Dès l’aube de son histoire, le peuple portugais s’est tourné vers le Successeur de Pierre pour faire reconnaître son existence comme Nation ; ensuite, l’un de mes Prédécesseurs a honoré le Portugal, en conférant à son Roi le titre de très fidèle (cf. Pie II, Bulle Dum tuam, 25/I/1460), en raison de grands et durables services rendus à la cause de l’Evangile. Quant à l’événement qui s’est produit voici 93 ans, quand le Ciel s’est littéralement ouvert sur le Portugal – comme une fenêtre d’espérance ouverte par Dieu lorsque l’homme Lui ferme la porte – pour rétablir, au sein de la famille humaine, les liens de la solidarité fraternelle fondés sur la reconnaissance mutuelle du même et unique Père, il s’agit d’un dessein d’amour de Dieu ; il ne dépend ni du Pape, ni d’aucune autre autorité ecclésiastique : “Ce n’est pas l’Eglise qui a imposé Fatima – dira le Cardinal Manuel Cerejeira, de vénérée mémoire –, mais c’est Fatima qui s’est imposé à l’Eglise”.

La Vierge Marie est venue du Ciel pour nous rappeler les vérités de l’Evangile qui constituent, pour l’humanité privée d’amour et sans espérance du salut, une source d’espérance. Certes, cette espérance a comme dimension première et radicale, non pas une relation horizontale, mais une relation verticale et transcendante. La relation avec Dieu est constitutive de l’être humain : créé et ordonné à Dieu, celui-ci cherche la vérité par ses facultés cognitives, il tend vers le bien par sa volonté, et il est attiré vers la beauté par son sens esthétique. La conscience est chrétienne dans la mesure où elle s’ouvre à la plénitude de la vie et de la sagesse que nous avons en Jésus-Christ. La visite, que je commence maintenant sous le signe de l’espérance, entend être une proposition de sagesse et de mission.

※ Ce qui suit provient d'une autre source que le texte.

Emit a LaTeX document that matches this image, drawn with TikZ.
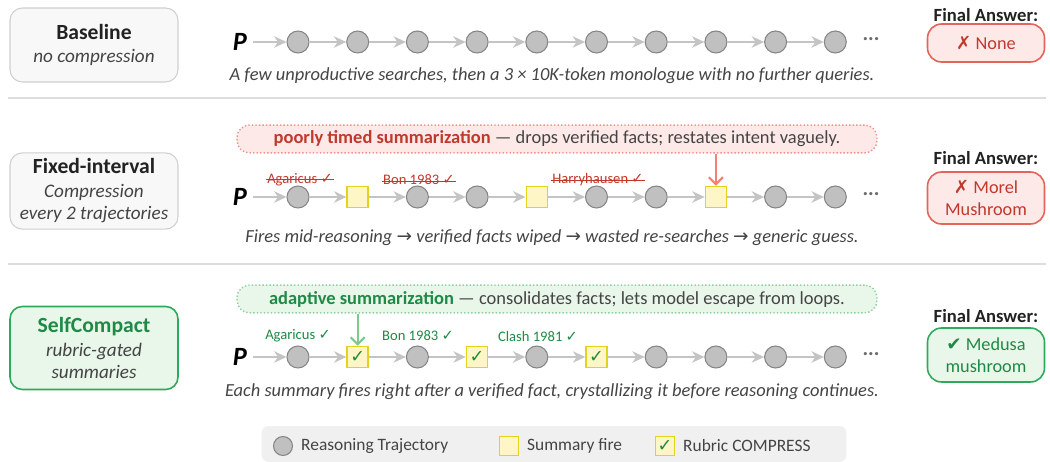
\documentclass[tikz,border=0pt]{standalone}
\usepackage{fontspec}
\setmainfont{Carlito}
\newfontfamily\symf{DejaVu Sans}
\usetikzlibrary{arrows.meta}

\definecolor{sepgray}{HTML}{DDDDDD}
\definecolor{boxgray}{HTML}{CFCFCF}
\definecolor{boxfill}{HTML}{F8F8F8}
\definecolor{txtdark}{HTML}{222222}
\definecolor{txtgray}{HTML}{444444}
\definecolor{flowgray}{HTML}{C4C4C4}
\definecolor{circfill}{HTML}{C0C0C0}
\definecolor{circdraw}{HTML}{858585}
\definecolor{firefill}{HTML}{FFF6C8}
\definecolor{firedraw}{HTML}{E2D31C}
\definecolor{redtxt}{HTML}{C0392B}
\definecolor{redfill}{HTML}{FDE9E8}
\definecolor{reddraw}{HTML}{E2645A}
\definecolor{reddot}{HTML}{F2918A}
\definecolor{redhit}{HTML}{F47F72}
\definecolor{grntxt}{HTML}{1E8A45}
\definecolor{grnfill}{HTML}{E9F6EA}
\definecolor{grndraw}{HTML}{2EAA5C}
\definecolor{grndot}{HTML}{8FD19E}
\definecolor{grnhit}{HTML}{7CCB8C}
\definecolor{legfill}{HTML}{F0F0F0}

\newcommand{\ok}{{\symf ✓}}
\newcommand{\okk}{{\symf ✔}}
\newcommand{\nok}{{\symf ✗}}
\newcommand{\ra}{{\symf →}}
\newcommand{\ttlfont}{\fontsize{12.3}{14}\selectfont\bfseries}

\begin{document}
\begin{tikzpicture}[x=0.02cm, y=-0.02cm,
  stage/.style={draw=boxgray, fill=boxfill, rounded corners=7pt, line width=0.6pt,
    minimum width=3.36cm, align=center, text=txtgray, font=\fontsize{10.9}{12.6}\selectfont},
  traj/.style={circle, draw=circdraw, fill=circfill, minimum size=0.44cm, inner sep=0pt, line width=0.6pt},
  fire/.style={rectangle, draw=firedraw, fill=firefill, minimum size=0.42cm, inner sep=0pt, line width=0.9pt},
  rubric/.style={fire, text=grntxt, font=\fontsize{10}{10}\selectfont\bfseries},
  flow/.style={draw=flowgray, line width=1.1pt, -{Stealth[length=7pt, width=6.5pt, inset=2.2pt]}},
  prompt/.style={font=\fontsize{15}{16}\selectfont\bfseries\itshape},
  more/.style={text=txtgray!80, font=\fontsize{12}{12}\selectfont\bfseries},
  fact/.style={font=\fontsize{8.3}{9}\selectfont, inner sep=0.5pt},
  strike/.style={draw=redtxt, line width=0.55pt},
  caption/.style={text=txtgray, font=\fontsize{10.5}{12}\selectfont\itshape},
  callout/.style={rounded corners=7pt, minimum width=12.8cm, line width=0.8pt,
    dash pattern=on 0.8pt off 1.2pt, font=\fontsize{10.5}{12}\selectfont},
  ans/.style={rounded corners=8pt, minimum width=2.34cm, line width=0.9pt, align=center,
    font=\fontsize{10.4}{12.4}\selectfont},
  anshead/.style={text=txtdark, font=\fontsize{10.6}{12}\selectfont\bfseries},
  legtxt/.style={anchor=west, text=txtgray, font=\fontsize{9.9}{11}\selectfont},
  sep/.style={draw=sepgray, line width=1.2pt}
]
\useasboundingbox (0,0) rectangle (1050,462);

% separators
\draw[sep] (8,98) -- (1046,98);
\draw[sep] (8,264) -- (1046,264);

% ---------------- Baseline ----------------
\node[stage, minimum height=1.48cm] (base) at (94,45)
  {{\ttlfont\color{txtdark}Baseline}\\[1pt]\itshape no compression};
\node[prompt] (pb) at (240,42) {P};
\foreach \i in {1,...,10}
  \node[traj] (b\i) at ({298+59.7*(\i-1)},42) {};
\node[more] (mb) at (871,39) {...};
\draw[flow] (pb) -- (b1);
\foreach \i [evaluate=\i as \j using int(\i+1)] in {1,...,9}
  \draw[flow] (b\i) -- (b\j);
\node[caption] (capb) at (552,76)
  {A few unproductive searches, then a 3 × 10K-token monologue with no further queries.};
\node[anshead] (hb) at (986,15) {Final Answer:};
\node[ans, draw=reddraw, fill=redfill, text=redtxt, minimum height=0.76cm] (ab) at (986,43) {\nok\ None};

% ---------------- Fixed-interval ----------------
\node[stage, minimum height=1.52cm] (fixed) at (94,191)
  {{\ttlfont\color{txtdark}Fixed-interval}\\[1pt]\itshape Compression\\\itshape every 2 trajectories};
\node[callout, draw=reddot, fill=redfill] (cf) at (557,139)
  {\textcolor{redtxt}{\bfseries poorly timed summarization} \textcolor{txtgray}{— drops verified facts; restates intent vaguely.}};
\node[prompt] (pf) at (240,197) {P};
\foreach \i/\t in {1/traj,2/fire,3/traj,4/traj,5/fire,6/traj,7/traj,8/fire,9/traj,10/traj}
  \node[\t] (f\i) at ({298+59.7*(\i-1)},197) {};
\node[more] (mf) at (871,194) {...};
\draw[flow] (pf) -- (f1);
\foreach \i [evaluate=\i as \j using int(\i+1)] in {1,...,9}
  \draw[flow] (f\i) -- (f\j);
\node[fact, text=redtxt] (lf1) at (300,180) {Agaricus \ok};
\node[fact, text=redtxt] (lf3) at (419,180) {Bon 1983 \ok};
\node[fact, text=redtxt] (lf6) at (598,180) {Harryhausen \ok};
\foreach \n in {lf1,lf3,lf6}
  \draw[strike] ([yshift=2.2pt]\n.base west) -- ([yshift=2.2pt]\n.base east);
\draw[draw=redhit, line width=1.2pt, -{Straight Barb[length=4pt, width=8pt]}] (cf.south -| f8) -- (f8);
\node[caption] (capf) at (552,238)
  {Fires mid-reasoning \ra\ verified facts wiped \ra\ wasted re-searches \ra\ generic guess.};
\node[anshead] (hf) at (986,158) {Final Answer:};
\node[ans, draw=reddraw, fill=redfill, text=redtxt, minimum height=1.04cm] (af) at (986,198)
  {\nok\ Morel\\Mushroom};

% ---------------- SelfCompact ----------------
\node[stage, draw=grndraw, fill=grnfill, line width=0.9pt, minimum height=1.66cm] (self) at (94,348)
  {{\ttlfont\color{grntxt}SelfCompact}\\[1pt]\itshape rubric-gated\\\itshape summaries};
\node[callout, draw=grndot, fill=grnfill] (cs) at (557,299)
  {\textcolor{grntxt}{\bfseries adaptive summarization} \textcolor{txtgray}{— consolidates facts; lets model escape from loops.}};
\node[prompt] (ps) at (240,357) {P};
\foreach \i/\t in {1/traj,3/traj,5/traj,7/traj,8/traj,9/traj,10/traj}
  \node[\t] (s\i) at ({298+59.7*(\i-1)},357) {};
\foreach \i in {2,4,6}
  \node[rubric] (s\i) at ({298+59.7*(\i-1)},357) {\ok};
\node[more] (ms) at (871,354) {...};
\draw[flow] (ps) -- (s1);
\foreach \i [evaluate=\i as \j using int(\i+1)] in {1,...,9}
  \draw[flow] (s\i) -- (s\j);
\node[fact, text=grntxt] (ls1) at (298,336) {Agaricus \ok};
\node[fact, text=grntxt] (ls3) at (418,336) {Bon 1983 \ok};
\node[fact, text=grntxt] (ls5) at (538,336) {Clash 1981 \ok};
\draw[draw=grnhit, line width=1.2pt, -{Straight Barb[length=4pt, width=8pt]}] (cs.south -| s2) -- (s2);
\node[caption] (caps) at (552,392)
  {Each summary fires right after a verified fact, crystallizing it before reasoning continues.};
\node[anshead] (hs) at (986,316) {Final Answer:};
\node[ans, draw=grndraw, fill=grnfill, text=grntxt, minimum height=1.08cm] (as) at (986,355)
  {\okk\ Medusa\\mushroom};

% ---------------- legend ----------------
\node[fill=legfill, rounded corners=4pt, minimum width=11.7cm, minimum height=0.72cm] (leg) at (554,444) {};
\node[traj, minimum size=0.38cm] (kt) at (283,446) {};
\node[legtxt] (kta) at (295,446) {Reasoning Trajectory};
\node[fire, minimum size=0.38cm] (kf) at (509,446) {};
\node[legtxt] (kfa) at (521,446) {Summary fire};
\node[rubric, minimum size=0.38cm] (kr) at (665,446) {\ok};
\node[legtxt] (kra) at (677,446) {Rubric COMPRESS};
\end{tikzpicture}
\end{document}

Une vision sage de la vie et du monde engendre un juste ordonnancement de la société. Placée dans l’histoire, l’Eglise est disposée à collaborer avec celui qui ne marginalise pas ou ne réduit pas au domaine privé la considération essentielle du sens humain de la vie. Il ne s’agit pas d’une opposition éthique entre un système laïc et un système religieux, mais bien d’une question de sens auquel se confie la liberté de chacun, ce qui distingue la valeur attribuée à la problématique du sens et son implication dans la vie publique. Le passage au régime républicain, qui s’est produit voici un siècle au Portugal, a ouvert, dans la distinction entre l’Eglise et l’Etat, un nouvel espace de liberté pour l’Eglise, espace auquel les deux Concordats de 1940 et 2004 ont pu donner forme, dans des cadres culturels et dans des perspectives ecclésiales très marquées par des changements rapides. Les souffrances provoquées par les transformations ont généralement été affrontées avec courage. Vivre dans la pluralité des systèmes de valeurs et de repères moraux requiert d’aller jusqu’au centre du moi personnel et au coeur du christianisme, pour renforcer la qualité du témoignage jusqu’à la sainteté, trouver des sentiers de mission jusqu’à la radicalité du martyre.

Chers frères et amis portugais, je vous remercie encore une fois pour la cordialité de votre accueil. Que Dieu bénisse ceux qui se trouvent ici et tous les habitants de cette noble et bien-aimée Nation que je confie à la Vierge de Fatima, image sublime de l’amour de Dieu qui vous embrasse tous comme des fils.